The de-escalation zones agreement, reached in Astana, Kazakhstan, on Thursday, is regarded as one of the more ambitious diplomatic undertakings by outside powers to halt the war, but it also has raised intense skepticism from insurgents and from some of their supporters, including the United States.

“Moscow has invested all of its cards in the Astana process,” Charles Lister, a senior fellow at the Middle East Institute in Washington, said in a briefing posted on its website. “Russia has a great deal to lose should this initiative fall apart, which makes acquiring a more committed U.S. statement of support extremely important.”

The State Department has expressed concern about the role of Iran in the agreement and the history of failed cease-fires in the war, which has claimed hundreds of thousands of lives and left millions of Syrians displaced.

But Defense Secretary Jim Mattis appeared to offer a muted expression of support on Monday, telling reporters during a visit to Denmark that the United States would closely examine the agreement.

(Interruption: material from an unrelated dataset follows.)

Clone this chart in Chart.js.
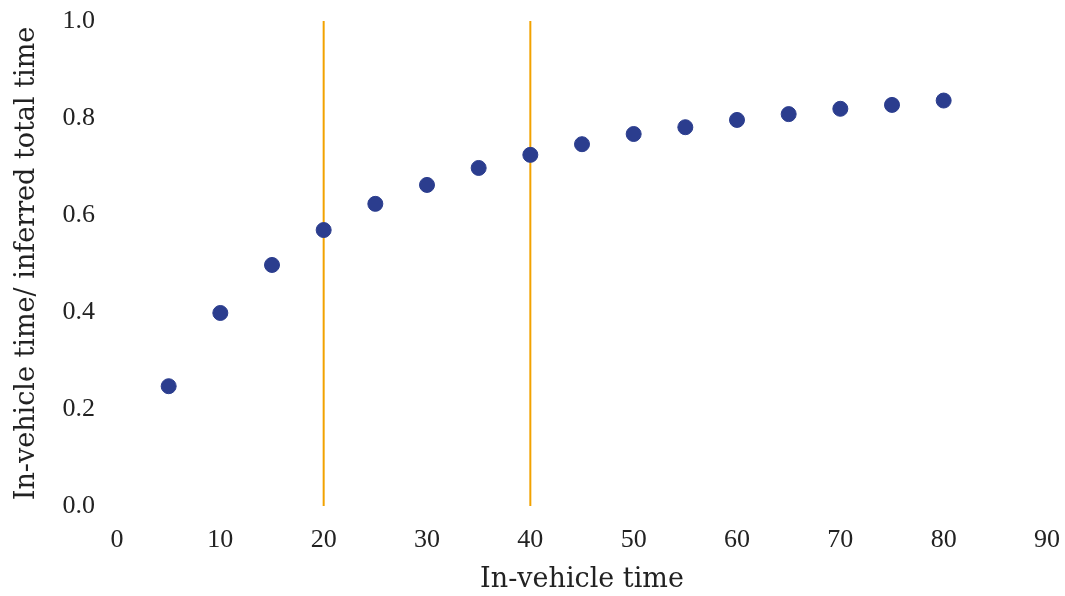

“All wars eventually come to an end, and we’ve been looking for a long time how to bring this one to an end,” he told reporters. “So we’ll look at the proposal and see if it can work.”

Under the agreement, which is to last initially for six months, all combatants in the conflict are forbidden to use weapons in the de-escalation zones, including warplanes. The agreement also allows humanitarian aid to civilians in these areas.

The agreement does not apply to fighters loyal to the Islamic State or a Qaeda-linked group commonly known as the Nusra Front, which theoretically remains vulnerable to attack.

It is still unclear how the agreement might affect American airstrikes on Islamic State targets in Syria. A senior Russian diplomat, Aleksandr Lavrentiev, said on Friday that the agreement would effectively stop American warplanes from flying in Syria’s airspace. But a State Department spokesman, Edgar Vasquez, disputed that assertion, saying it “makes no sense.”